■ **Task instructions**
Retype only the lines running from the line that contains "Generate a component" to the line that contains "44.5, 47.6, 51];", inclusive, and leave the pictures behind.

■ **Data extract**

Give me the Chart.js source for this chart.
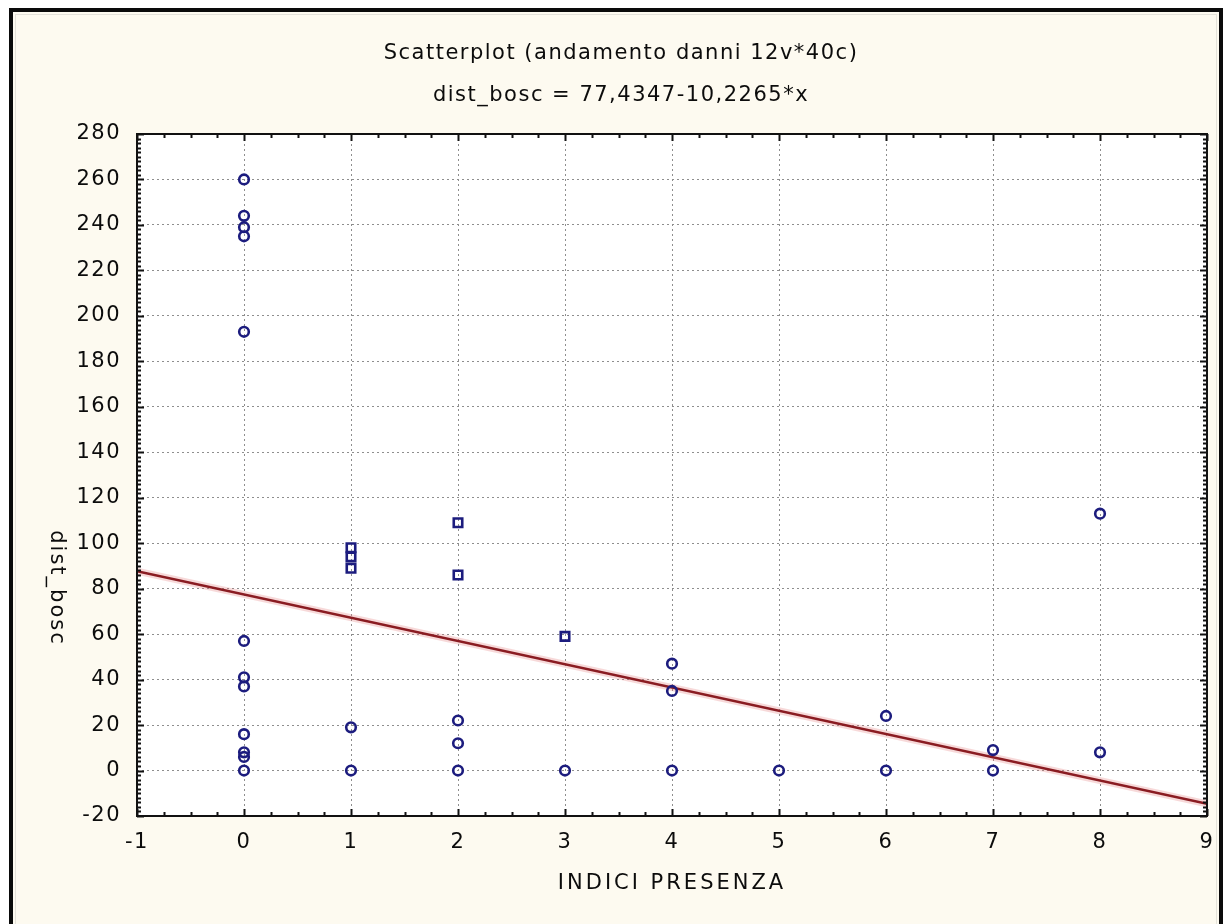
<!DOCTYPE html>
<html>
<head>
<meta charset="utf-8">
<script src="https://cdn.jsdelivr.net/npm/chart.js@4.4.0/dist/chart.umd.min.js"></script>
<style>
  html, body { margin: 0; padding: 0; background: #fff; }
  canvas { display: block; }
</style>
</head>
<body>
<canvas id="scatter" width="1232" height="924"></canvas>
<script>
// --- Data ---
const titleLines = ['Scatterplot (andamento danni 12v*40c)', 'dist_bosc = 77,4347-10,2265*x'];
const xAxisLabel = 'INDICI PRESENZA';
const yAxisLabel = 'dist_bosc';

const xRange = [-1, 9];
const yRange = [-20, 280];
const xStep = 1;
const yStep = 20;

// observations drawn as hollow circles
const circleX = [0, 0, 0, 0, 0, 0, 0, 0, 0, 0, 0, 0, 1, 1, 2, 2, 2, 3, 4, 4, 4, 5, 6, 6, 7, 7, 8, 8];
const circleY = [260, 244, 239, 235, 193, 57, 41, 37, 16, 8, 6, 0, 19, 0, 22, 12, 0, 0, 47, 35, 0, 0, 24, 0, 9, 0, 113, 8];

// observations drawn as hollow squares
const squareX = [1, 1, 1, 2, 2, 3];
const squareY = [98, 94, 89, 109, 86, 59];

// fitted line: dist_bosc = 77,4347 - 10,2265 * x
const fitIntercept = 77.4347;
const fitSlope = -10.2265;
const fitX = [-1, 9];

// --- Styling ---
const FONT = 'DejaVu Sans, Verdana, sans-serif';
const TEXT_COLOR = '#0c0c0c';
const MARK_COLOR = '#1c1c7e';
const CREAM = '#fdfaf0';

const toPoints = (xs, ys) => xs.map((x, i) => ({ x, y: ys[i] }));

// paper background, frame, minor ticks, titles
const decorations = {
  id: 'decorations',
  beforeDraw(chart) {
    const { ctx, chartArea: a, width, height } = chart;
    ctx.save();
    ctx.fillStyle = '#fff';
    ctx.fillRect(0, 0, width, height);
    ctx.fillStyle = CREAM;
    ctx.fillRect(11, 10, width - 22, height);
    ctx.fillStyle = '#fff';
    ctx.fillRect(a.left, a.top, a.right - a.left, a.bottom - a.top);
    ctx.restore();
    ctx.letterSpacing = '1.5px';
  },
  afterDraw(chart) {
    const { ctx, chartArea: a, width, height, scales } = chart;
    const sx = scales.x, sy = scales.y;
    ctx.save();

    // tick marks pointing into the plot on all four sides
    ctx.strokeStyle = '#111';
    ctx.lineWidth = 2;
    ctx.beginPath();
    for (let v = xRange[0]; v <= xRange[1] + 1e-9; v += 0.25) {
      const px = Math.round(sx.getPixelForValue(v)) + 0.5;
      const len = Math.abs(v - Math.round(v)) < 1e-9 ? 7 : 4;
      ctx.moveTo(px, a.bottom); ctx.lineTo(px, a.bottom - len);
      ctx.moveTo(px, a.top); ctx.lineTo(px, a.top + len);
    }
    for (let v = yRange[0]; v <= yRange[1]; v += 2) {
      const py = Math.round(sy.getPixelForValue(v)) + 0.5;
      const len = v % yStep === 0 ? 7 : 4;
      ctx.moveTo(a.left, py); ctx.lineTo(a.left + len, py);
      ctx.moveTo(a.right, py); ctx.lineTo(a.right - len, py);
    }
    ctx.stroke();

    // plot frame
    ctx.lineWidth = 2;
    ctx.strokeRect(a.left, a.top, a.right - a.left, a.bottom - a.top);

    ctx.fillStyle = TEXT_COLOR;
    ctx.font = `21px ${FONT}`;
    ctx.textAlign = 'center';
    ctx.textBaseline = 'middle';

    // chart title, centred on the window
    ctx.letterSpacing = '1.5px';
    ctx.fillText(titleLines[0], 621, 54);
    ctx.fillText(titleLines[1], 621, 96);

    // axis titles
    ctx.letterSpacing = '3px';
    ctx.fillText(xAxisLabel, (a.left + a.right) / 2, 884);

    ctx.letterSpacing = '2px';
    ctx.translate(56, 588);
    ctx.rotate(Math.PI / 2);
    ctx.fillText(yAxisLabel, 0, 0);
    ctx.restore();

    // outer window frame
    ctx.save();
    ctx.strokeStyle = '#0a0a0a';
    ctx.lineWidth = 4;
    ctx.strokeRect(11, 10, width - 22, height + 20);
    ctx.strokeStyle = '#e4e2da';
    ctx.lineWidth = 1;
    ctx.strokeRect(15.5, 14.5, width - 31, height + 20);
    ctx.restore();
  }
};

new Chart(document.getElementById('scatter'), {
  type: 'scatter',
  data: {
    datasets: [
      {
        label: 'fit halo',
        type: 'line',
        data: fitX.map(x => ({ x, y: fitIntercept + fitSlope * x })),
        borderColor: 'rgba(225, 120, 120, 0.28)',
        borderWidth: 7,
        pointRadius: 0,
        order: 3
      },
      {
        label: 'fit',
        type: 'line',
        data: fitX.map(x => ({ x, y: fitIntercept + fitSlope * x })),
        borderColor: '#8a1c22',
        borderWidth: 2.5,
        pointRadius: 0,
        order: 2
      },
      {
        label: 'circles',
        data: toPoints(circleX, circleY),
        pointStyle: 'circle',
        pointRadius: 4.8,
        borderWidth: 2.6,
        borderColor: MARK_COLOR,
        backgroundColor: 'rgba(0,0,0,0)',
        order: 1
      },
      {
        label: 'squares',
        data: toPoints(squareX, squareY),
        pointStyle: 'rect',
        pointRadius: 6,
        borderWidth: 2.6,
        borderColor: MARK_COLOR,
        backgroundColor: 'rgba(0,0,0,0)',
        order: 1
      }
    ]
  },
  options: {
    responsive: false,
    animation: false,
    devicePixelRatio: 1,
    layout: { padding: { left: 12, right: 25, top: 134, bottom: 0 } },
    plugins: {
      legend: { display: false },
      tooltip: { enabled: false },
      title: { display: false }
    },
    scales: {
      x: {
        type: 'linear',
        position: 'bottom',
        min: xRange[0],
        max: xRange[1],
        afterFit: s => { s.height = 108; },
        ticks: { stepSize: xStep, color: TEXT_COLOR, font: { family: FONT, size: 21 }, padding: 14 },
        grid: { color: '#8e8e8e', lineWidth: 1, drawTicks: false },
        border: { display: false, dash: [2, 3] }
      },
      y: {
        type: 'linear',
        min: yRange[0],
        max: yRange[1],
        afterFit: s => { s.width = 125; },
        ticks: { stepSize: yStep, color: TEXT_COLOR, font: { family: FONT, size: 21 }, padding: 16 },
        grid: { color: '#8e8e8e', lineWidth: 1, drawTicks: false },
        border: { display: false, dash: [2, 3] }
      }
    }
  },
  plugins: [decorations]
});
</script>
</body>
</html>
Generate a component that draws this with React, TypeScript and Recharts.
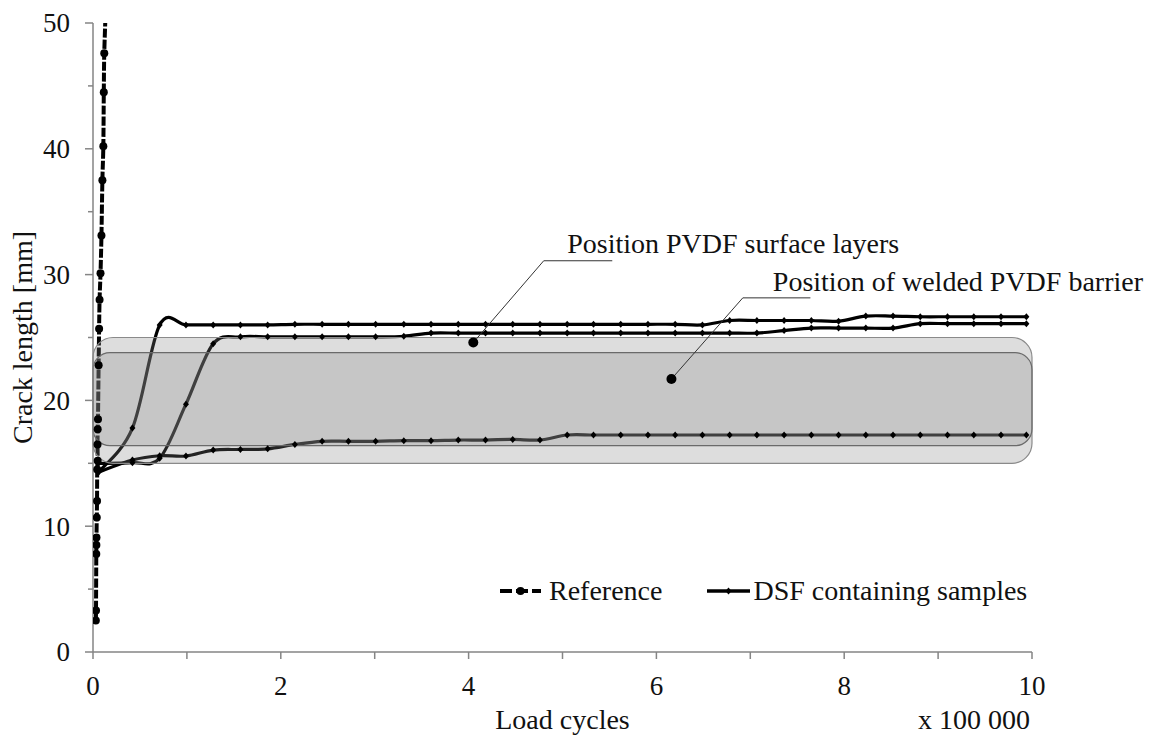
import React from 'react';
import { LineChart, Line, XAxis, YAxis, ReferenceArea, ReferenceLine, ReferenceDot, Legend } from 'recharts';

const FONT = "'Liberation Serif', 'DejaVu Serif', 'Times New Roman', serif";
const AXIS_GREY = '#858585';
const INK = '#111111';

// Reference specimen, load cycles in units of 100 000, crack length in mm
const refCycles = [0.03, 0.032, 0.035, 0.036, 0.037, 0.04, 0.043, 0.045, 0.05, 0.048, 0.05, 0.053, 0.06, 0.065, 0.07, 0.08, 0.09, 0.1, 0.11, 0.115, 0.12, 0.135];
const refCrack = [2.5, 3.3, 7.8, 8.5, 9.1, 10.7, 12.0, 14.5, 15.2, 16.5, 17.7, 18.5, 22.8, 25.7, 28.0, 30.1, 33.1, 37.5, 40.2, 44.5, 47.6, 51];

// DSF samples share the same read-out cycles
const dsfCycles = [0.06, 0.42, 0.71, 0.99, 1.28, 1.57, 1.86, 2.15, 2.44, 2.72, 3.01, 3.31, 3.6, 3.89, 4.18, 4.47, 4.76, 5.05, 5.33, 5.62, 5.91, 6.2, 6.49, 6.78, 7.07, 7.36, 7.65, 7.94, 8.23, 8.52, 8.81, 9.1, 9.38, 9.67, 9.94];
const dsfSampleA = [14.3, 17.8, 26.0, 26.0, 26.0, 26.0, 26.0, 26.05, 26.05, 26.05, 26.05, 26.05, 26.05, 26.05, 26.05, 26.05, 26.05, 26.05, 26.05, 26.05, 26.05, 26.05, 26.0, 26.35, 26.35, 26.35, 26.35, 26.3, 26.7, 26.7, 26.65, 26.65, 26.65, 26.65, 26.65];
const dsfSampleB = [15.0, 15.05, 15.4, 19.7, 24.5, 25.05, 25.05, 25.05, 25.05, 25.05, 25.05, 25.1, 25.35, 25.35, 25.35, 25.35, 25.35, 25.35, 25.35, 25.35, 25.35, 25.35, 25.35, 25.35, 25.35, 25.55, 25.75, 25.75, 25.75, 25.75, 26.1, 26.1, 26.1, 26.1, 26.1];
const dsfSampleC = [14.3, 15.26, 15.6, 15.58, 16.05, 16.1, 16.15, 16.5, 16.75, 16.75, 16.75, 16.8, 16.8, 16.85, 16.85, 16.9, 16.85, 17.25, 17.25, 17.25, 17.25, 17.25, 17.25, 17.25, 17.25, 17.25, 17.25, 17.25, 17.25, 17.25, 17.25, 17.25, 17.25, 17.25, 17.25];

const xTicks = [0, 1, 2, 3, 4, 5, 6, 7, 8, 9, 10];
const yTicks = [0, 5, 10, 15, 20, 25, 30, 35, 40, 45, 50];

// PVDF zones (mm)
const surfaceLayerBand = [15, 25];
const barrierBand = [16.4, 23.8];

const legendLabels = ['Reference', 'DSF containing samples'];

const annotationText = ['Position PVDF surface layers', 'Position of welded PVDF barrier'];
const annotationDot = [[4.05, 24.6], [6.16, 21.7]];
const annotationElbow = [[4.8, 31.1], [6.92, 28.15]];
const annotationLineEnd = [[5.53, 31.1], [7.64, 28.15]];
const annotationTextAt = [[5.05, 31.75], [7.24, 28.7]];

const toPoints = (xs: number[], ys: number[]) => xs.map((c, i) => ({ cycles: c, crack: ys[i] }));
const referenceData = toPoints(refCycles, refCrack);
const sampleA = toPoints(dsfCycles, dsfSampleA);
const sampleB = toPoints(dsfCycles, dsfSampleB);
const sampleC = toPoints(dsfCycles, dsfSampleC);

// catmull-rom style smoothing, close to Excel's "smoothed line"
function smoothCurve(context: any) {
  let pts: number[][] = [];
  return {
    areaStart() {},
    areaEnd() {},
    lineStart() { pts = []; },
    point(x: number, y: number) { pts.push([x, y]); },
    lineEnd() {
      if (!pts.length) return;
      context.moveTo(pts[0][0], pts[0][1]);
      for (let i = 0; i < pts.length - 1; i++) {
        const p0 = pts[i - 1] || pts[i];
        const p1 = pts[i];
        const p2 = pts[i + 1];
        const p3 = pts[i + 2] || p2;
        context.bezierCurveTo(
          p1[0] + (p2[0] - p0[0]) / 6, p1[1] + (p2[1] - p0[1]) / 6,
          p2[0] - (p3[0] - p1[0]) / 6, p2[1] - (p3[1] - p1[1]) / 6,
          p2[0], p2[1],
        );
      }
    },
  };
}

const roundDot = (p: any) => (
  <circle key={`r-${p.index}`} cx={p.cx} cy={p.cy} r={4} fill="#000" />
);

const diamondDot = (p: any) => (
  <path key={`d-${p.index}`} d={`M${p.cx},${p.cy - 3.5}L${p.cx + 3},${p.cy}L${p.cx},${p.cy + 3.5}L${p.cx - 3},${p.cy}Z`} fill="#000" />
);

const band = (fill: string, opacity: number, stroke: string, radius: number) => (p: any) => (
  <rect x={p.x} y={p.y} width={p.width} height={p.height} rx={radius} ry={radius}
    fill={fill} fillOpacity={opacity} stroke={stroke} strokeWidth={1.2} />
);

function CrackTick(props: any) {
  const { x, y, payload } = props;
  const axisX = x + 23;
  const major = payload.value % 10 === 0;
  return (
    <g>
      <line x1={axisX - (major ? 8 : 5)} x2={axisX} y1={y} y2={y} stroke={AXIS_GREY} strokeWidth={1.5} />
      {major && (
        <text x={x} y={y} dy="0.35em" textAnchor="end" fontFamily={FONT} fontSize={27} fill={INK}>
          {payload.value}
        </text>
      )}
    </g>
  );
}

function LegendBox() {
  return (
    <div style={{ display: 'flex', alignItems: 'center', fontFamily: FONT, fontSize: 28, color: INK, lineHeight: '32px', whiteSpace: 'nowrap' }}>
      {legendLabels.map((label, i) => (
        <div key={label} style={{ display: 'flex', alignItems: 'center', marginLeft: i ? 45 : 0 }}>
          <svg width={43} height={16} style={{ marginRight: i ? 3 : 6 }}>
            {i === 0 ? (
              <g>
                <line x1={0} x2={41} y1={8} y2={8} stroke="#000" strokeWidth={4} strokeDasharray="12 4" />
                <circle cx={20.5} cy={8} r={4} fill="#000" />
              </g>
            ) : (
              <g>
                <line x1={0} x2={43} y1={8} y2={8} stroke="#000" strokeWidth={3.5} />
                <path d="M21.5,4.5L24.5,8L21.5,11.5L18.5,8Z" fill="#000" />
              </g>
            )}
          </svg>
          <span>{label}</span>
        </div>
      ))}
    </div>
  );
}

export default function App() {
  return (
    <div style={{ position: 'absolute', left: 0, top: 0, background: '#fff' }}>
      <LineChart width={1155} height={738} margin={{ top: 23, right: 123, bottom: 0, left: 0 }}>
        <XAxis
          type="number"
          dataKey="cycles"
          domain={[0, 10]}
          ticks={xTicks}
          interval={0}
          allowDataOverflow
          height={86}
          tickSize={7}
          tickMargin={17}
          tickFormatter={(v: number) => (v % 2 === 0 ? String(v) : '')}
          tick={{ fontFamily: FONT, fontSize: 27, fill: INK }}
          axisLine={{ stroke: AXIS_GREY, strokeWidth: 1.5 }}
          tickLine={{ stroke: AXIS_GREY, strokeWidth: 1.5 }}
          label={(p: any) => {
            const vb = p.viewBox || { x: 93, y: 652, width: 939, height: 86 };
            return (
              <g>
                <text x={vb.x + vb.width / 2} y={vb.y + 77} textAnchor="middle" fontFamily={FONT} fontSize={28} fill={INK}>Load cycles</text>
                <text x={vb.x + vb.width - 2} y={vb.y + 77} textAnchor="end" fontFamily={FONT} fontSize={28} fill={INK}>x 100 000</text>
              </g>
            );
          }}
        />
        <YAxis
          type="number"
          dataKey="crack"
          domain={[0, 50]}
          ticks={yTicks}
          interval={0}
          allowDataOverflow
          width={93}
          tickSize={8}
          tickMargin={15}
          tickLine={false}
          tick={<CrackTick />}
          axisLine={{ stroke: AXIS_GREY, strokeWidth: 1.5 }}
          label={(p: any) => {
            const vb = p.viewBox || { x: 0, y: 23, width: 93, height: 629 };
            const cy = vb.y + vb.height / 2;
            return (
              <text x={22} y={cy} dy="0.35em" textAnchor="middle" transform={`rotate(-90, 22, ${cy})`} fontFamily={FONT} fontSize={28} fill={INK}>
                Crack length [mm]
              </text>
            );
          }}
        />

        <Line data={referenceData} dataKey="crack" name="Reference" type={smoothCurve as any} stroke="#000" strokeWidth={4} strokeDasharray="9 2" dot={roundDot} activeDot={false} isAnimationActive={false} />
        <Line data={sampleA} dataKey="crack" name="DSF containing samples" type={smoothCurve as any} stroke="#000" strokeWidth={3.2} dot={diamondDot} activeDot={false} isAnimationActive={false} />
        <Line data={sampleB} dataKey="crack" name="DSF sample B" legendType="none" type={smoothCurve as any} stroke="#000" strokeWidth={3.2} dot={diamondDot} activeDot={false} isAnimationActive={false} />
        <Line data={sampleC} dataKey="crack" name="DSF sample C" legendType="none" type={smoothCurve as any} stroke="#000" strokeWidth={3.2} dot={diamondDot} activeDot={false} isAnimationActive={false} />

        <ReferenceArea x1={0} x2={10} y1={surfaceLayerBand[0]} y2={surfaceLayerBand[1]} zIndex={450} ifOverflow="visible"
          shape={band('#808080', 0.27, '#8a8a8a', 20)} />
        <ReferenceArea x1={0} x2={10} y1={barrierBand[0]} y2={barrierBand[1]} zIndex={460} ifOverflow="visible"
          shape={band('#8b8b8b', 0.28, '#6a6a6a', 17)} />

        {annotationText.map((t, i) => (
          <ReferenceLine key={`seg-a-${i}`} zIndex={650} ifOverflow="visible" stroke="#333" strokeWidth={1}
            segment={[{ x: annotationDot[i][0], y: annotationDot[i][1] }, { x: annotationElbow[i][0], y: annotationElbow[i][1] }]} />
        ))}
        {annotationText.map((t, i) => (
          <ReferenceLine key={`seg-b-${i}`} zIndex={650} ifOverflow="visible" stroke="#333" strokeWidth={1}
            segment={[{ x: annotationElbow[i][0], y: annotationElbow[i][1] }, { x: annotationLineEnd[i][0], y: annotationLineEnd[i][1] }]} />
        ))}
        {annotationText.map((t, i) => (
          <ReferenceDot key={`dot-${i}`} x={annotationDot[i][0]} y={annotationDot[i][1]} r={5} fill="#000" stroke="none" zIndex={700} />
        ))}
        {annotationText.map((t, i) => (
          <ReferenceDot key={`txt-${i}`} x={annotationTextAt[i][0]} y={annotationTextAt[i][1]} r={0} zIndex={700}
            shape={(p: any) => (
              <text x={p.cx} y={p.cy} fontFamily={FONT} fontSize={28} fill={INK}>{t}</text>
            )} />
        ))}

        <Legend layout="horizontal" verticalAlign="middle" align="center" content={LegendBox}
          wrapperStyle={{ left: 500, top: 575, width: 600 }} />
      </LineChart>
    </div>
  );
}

■ **In response**
Generate a component that draws this with React, TypeScript and Recharts.
import React from 'react';
import { LineChart, Line, XAxis, YAxis, ReferenceArea, ReferenceLine, ReferenceDot, Legend } from 'recharts';

const FONT = "'Liberation Serif', 'DejaVu Serif', 'Times New Roman', serif";
const AXIS_GREY = '#858585';
const INK = '#111111';

// Reference specimen, load cycles in units of 100 000, crack length in mm
const refCycles = [0.03, 0.032, 0.035, 0.036, 0.037, 0.04, 0.043, 0.045, 0.05, 0.048, 0.05, 0.053, 0.06, 0.065, 0.07, 0.08, 0.09, 0.1, 0.11, 0.115, 0.12, 0.135];
const refCrack = [2.5, 3.3, 7.8, 8.5, 9.1, 10.7, 12.0, 14.5, 15.2, 16.5, 17.7, 18.5, 22.8, 25.7, 28.0, 30.1, 33.1, 37.5, 40.2, 44.5, 47.6, 51];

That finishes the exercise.